A metáfora do obscurantismo invadido pela chama bruxuleante da razão está no imaginário de muitos a respeito do papel da ciência enquanto motor da evolução. Foi Carl Sagan, em seu livro “O mundo infestado de demônio: a ciência como luz na escuridão”, que destacou sua importância para entender os mistérios do meio natural, principalmente por se tratar de um método confiável para construção de conhecimentos e compreensão do mundo. Quantos fenômenos – de doenças a desastres – passaram de punições divinas a objetos de estudo, permitindo que fossem identificadas, entendidas e, em muitos casos, prevenidas e sanadas.
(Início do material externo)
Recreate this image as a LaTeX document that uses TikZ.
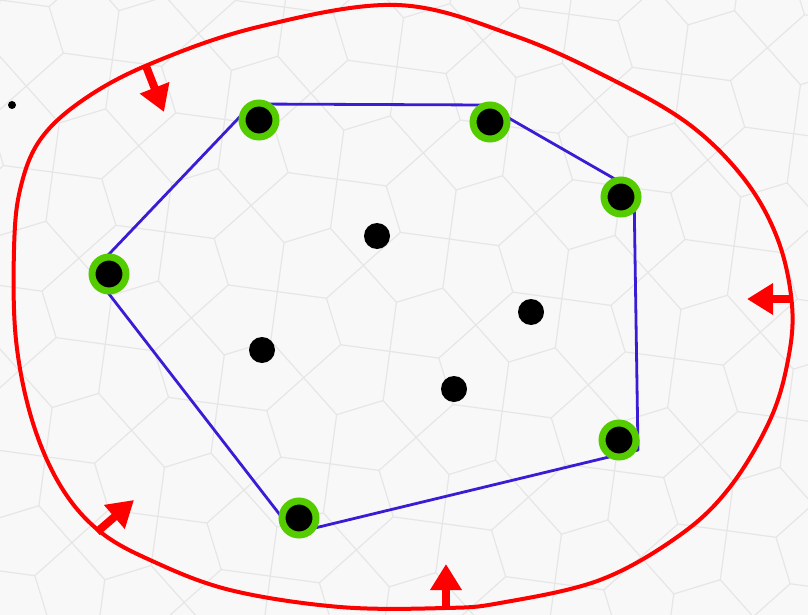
\documentclass[tikz,border=0pt]{standalone}
\usetikzlibrary{arrows.meta}
\definecolor{hullblue}{RGB}{58,28,212}
\definecolor{ringgreen}{RGB}{84,204,0}
\definecolor{bgfill}{RGB}{248,248,248}
\definecolor{tileline}{RGB}{230,230,230}
\tikzset{
  hullpt/.style={circle, inner sep=0pt, minimum size=34pt, fill=black, draw=ringgreen, line width=7pt},
  innerdot/.style={circle, inner sep=0pt, minimum size=26pt, fill=black},
  smalldot/.style={circle, inner sep=0pt, minimum size=8pt, fill=black},
  hullline/.style={draw=hullblue, line width=2.8pt, line join=round},
  envelope/.style={draw=red, line width=4pt},
  pusharrow/.style={draw=red, line width=8pt, -{Triangle[width=30pt,length=26pt]}},
  tile/.style={draw=tileline, line width=1.2pt}
}
\begin{document}
\begin{tikzpicture}[x=1pt,y=-1pt]
\fill[bgfill] (0,0) rectangle (808,615);
\useasboundingbox (0,0) rectangle (808,615);
% faint background tiling
\begin{scope}
\clip (0,0) rectangle (808,615);
\begin{scope}[x=90pt,y=90pt,rotate=17]
\foreach \i in {-5,...,13}{
  \foreach \j in {-11,...,4}{
    \pgfmathtruncatemacro\pp{mod(\i+\j+100,2)}
    \ifnum\pp=0
      \draw[tile] (\i,\j) -- (\i+.23,\j+.5) -- (\i,\j+1);
      \draw[tile] (\i+.23,\j+.5) -- (\i+.77,\j+.5);
      \draw[tile] (\i+1,\j) -- (\i+.77,\j+.5) -- (\i+1,\j+1);
    \else
      \draw[tile] (\i,\j) -- (\i+.5,\j+.23) -- (\i+1,\j);
      \draw[tile] (\i+.5,\j+.23) -- (\i+.5,\j+.77);
      \draw[tile] (\i,\j+1) -- (\i+.5,\j+.77) -- (\i+1,\j+1);
    \fi
  }
}
\end{scope}
\end{scope}

% red envelope
\draw[envelope] plot[smooth cycle, tension=0.6] coordinates {
 (397,5) (515,36) (613,80) (690,125) (745,180) (778,240) (792,305)
 (788,360) (770,420) (730,487) (680,535) (600,580) (500,603) (445,608)
 (340,607) (230,590) (150,560) (98,530) (60,485) (32,420) (16,340)
 (14,250) (20,190) (40,140) (83,100) (150,64) (258,27)};

% arrows pushing inward
\coordinate (a1s) at (146,66);  \coordinate (a1e) at (164,112);
\coordinate (a2s) at (792,299); \coordinate (a2e) at (747,299);
\coordinate (a3s) at (97,532);  \coordinate (a3e) at (134,500);
\coordinate (a4s) at (446,609); \coordinate (a4e) at (446,564);
\draw[pusharrow] (a1s) -- (a1e);
\draw[pusharrow] (a2s) -- (a2e);
\draw[pusharrow] (a3s) -- (a3e);
\draw[pusharrow] (a4s) -- (a4e);

% convex hull
\coordinate (b1) at (92,272);
\coordinate (b2) at (252,104);
\coordinate (b3) at (486,105);
\coordinate (b4) at (634,190);
\coordinate (b5) at (638,450);
\coordinate (b6) at (294,533);
\draw[hullline] (b1) -- (b2) -- (b3) -- (b4) -- (b5) -- (b6) -- cycle;

% hull points
\node[hullpt] (h1) at (259,120) {};
\node[hullpt] (h2) at (490,122) {};
\node[hullpt] (h3) at (621,197) {};
\node[hullpt] (h4) at (619,440) {};
\node[hullpt] (h5) at (299,518) {};
\node[hullpt] (h6) at (109,274) {};

% interior points
\node[innerdot] (d1) at (377,236) {};
\node[innerdot] (d2) at (531,312) {};
\node[innerdot] (d3) at (262,350) {};
\node[innerdot] (d4) at (454,389) {};
\node[smalldot] (s) at (12,105) {};
\end{tikzpicture}
\end{document}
Se a Humanidade fosse um filme, com a evolução como tema, a Ciência muito bem poderia fazer o papel de heroína: uma justiceira fria mas bem-intencionada, que combate o mal com rigor e lucidez, movida pela sua lealdade a seu grande mestre, Progresso. A realidade, frequentemente, porém, debocha da lógica de uma maneira que escapa à ficção e, na atualidade, o grande vilão atende pela alcunha de Desinformação, disfarçada, não raro, pelo codinome Opinião. Nesse enredo de terror, assistimos, incrédulos milhares de pessoas se recusando a confiar em protocolos científicos conhecidos e consolidados em nome de uma dita liberdade, colocando em risco suas próprias vidas e de outros.
Como chegamos até aqui? Como seguir a partir de agora? Culpar somente a ingenuidade ou a falta de conhecimento em massa não parece dar conta da totalidade ou tampouco é uma estratégia produtiva. Fazer da “ciência uma religião”, descartando outros aspectos da experiência humana que também são igualmente legítimos acaba por criar uma armadura de arrogância que afasta, e não convence, as pessoas.
Nesse embate, se cria a ilusão de uma superioridade que não existe e uma falsa dicotomia ao que parece alheio à razão: à Cultura, ao Espírito, à Experiência, ao Sensorial, às Artes, ao Humano. Em resumo: a tudo aquilo que não pode ser escrutinado e explicado com o rigor de uma pesquisa científica.
“Nada do que é humano me é estranho”, já dizia Terêncio. O mundo não é um laboratório submetido a condições constantes de temperatura e pressão: é na aproximação entre a Ciência e todo o resto que ela não pode definir ou explicar que a transformação acontece. A luz que ilumina a escuridão tem diversas chamas, oriundas de diferentes fontes. Quando uma se apaga, as outras resistem. A mensagem é clara, embora não seja simples: para vencer a Desinformação e a Ignorância, o mesmo C que está na Ciência e no Conhecimento também deve estar na Conciliação.